→ Task to carry out:
Identify all lines in the listing that include the word "with", and copy them out.

→ Given information:
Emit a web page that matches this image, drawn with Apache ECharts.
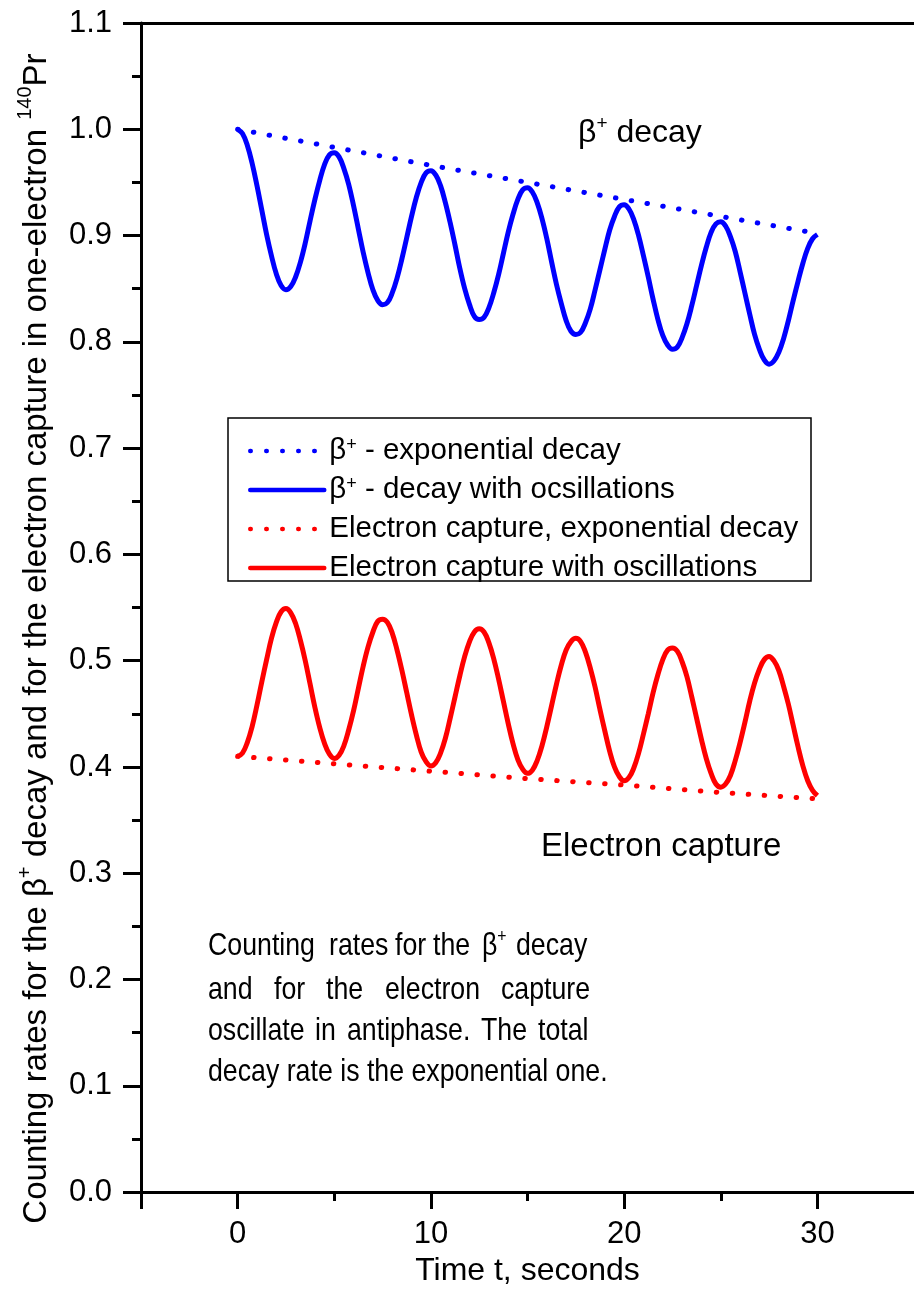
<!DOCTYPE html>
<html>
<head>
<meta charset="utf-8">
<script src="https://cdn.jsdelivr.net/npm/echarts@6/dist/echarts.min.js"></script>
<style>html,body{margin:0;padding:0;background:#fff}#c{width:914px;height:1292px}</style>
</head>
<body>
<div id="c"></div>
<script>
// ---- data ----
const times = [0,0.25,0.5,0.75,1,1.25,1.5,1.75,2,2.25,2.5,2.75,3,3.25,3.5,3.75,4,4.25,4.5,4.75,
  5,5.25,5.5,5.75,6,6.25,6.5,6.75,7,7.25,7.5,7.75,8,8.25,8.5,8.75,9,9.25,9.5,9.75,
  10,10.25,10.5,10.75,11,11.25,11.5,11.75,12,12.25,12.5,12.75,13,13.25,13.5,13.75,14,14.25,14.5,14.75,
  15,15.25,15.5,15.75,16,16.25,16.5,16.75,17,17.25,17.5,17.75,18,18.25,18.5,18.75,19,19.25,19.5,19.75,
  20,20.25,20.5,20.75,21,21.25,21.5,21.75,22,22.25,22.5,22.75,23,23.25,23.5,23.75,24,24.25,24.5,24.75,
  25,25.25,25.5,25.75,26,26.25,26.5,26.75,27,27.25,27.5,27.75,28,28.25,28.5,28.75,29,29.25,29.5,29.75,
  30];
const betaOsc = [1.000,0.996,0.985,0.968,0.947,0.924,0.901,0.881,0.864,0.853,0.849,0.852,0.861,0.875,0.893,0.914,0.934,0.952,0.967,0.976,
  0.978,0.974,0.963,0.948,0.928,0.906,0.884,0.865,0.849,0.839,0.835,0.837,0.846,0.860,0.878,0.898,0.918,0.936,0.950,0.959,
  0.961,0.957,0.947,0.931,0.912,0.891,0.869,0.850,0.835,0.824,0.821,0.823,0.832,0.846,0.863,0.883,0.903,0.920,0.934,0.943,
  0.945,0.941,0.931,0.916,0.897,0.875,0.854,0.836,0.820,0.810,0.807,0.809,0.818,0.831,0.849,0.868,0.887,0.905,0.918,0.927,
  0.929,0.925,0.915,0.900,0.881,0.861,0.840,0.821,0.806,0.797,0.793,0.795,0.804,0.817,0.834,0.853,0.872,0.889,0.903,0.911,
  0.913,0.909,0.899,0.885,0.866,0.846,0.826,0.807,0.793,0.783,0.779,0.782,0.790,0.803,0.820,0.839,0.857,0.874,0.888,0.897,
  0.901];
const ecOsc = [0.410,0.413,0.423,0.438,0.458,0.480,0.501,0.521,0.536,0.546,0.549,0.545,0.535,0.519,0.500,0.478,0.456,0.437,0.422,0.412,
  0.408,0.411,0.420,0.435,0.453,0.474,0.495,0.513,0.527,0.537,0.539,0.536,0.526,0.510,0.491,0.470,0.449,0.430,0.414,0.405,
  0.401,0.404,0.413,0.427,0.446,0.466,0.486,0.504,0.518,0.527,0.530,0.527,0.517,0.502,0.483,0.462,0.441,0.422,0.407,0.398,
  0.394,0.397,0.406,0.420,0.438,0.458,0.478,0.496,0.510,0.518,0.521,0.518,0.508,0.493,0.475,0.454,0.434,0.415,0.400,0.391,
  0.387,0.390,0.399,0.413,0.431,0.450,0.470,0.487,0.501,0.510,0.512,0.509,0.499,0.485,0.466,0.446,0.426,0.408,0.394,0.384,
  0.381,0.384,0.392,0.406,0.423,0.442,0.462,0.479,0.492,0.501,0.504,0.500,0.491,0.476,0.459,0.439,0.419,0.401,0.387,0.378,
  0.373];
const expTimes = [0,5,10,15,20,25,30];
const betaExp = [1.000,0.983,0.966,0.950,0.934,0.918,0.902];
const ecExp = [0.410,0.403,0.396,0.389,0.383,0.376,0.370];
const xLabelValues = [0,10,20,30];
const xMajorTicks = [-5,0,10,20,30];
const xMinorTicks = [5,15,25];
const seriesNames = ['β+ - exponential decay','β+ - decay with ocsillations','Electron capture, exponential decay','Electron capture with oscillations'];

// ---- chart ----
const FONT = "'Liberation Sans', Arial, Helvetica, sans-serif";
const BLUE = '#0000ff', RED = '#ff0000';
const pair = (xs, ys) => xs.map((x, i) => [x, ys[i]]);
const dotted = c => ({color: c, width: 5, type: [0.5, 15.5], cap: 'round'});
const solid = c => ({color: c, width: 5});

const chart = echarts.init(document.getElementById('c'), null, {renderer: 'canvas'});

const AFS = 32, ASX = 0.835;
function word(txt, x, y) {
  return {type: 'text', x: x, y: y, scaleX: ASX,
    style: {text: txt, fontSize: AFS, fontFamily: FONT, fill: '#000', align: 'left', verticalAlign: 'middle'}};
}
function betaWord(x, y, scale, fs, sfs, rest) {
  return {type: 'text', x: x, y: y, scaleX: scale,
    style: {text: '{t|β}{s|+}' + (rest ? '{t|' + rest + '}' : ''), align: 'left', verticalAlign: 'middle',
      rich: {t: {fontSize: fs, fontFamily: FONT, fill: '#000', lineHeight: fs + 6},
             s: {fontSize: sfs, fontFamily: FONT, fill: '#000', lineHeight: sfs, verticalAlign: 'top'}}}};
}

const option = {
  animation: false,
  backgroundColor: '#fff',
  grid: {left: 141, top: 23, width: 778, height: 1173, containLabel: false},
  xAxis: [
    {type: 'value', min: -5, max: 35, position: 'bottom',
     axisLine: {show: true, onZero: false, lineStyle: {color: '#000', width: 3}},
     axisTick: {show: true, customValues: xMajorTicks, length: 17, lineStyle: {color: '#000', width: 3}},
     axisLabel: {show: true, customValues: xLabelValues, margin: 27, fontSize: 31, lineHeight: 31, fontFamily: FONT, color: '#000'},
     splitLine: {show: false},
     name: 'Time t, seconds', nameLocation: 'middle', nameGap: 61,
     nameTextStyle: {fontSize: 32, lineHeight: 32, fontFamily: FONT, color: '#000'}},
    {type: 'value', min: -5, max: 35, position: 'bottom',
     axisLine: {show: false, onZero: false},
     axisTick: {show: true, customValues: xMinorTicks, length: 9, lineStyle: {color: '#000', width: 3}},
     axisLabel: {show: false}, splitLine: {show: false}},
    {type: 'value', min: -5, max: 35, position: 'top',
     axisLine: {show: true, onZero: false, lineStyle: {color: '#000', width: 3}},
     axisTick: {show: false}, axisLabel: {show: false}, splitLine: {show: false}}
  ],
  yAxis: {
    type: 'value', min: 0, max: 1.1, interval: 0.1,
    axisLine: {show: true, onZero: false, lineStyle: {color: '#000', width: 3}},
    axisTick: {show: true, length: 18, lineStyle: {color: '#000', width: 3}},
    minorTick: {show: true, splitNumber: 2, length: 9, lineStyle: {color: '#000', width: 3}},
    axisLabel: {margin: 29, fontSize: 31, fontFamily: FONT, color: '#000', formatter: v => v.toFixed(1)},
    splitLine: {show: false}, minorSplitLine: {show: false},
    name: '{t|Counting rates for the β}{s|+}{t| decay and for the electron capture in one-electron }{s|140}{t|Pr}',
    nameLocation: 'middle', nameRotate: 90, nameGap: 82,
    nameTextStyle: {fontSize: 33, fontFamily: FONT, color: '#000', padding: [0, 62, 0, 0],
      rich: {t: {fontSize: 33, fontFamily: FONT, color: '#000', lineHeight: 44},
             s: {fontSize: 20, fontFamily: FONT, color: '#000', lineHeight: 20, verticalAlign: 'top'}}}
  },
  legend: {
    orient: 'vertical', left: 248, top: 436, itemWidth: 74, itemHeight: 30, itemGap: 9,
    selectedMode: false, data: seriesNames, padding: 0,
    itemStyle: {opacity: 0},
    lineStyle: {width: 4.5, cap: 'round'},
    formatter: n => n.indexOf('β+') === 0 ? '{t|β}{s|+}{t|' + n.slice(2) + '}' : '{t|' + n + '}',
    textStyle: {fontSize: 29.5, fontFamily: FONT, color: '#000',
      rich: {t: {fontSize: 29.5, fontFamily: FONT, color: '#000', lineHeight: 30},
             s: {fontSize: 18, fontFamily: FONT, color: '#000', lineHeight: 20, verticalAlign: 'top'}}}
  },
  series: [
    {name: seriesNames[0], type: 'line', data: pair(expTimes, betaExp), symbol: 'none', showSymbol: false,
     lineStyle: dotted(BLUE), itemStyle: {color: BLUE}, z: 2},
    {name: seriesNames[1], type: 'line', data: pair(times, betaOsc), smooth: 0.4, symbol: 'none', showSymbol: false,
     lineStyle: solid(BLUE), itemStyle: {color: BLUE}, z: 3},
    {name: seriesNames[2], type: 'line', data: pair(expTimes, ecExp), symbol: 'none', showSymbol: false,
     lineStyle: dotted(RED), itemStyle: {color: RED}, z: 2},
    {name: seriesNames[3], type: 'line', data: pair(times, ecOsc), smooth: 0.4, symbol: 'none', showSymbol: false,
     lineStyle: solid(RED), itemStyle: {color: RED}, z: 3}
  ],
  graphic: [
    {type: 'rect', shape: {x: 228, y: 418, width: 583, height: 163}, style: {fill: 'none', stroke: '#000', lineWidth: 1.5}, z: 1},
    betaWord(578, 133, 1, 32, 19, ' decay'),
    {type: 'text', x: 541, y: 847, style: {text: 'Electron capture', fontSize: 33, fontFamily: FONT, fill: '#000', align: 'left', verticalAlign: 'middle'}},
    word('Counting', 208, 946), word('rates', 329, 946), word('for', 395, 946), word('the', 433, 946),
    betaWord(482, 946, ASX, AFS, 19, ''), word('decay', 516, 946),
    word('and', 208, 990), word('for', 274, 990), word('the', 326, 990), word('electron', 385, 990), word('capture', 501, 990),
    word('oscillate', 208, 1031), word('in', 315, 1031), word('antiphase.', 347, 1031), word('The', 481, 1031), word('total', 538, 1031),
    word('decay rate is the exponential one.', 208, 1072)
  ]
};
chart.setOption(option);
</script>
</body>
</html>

→ Answer to this problem:
Emit a web page that matches this image, drawn with Apache ECharts.
const seriesNames = ['β+ - exponential decay','β+ - decay with ocsillations','Electron capture, exponential decay','Electron capture with oscillations'];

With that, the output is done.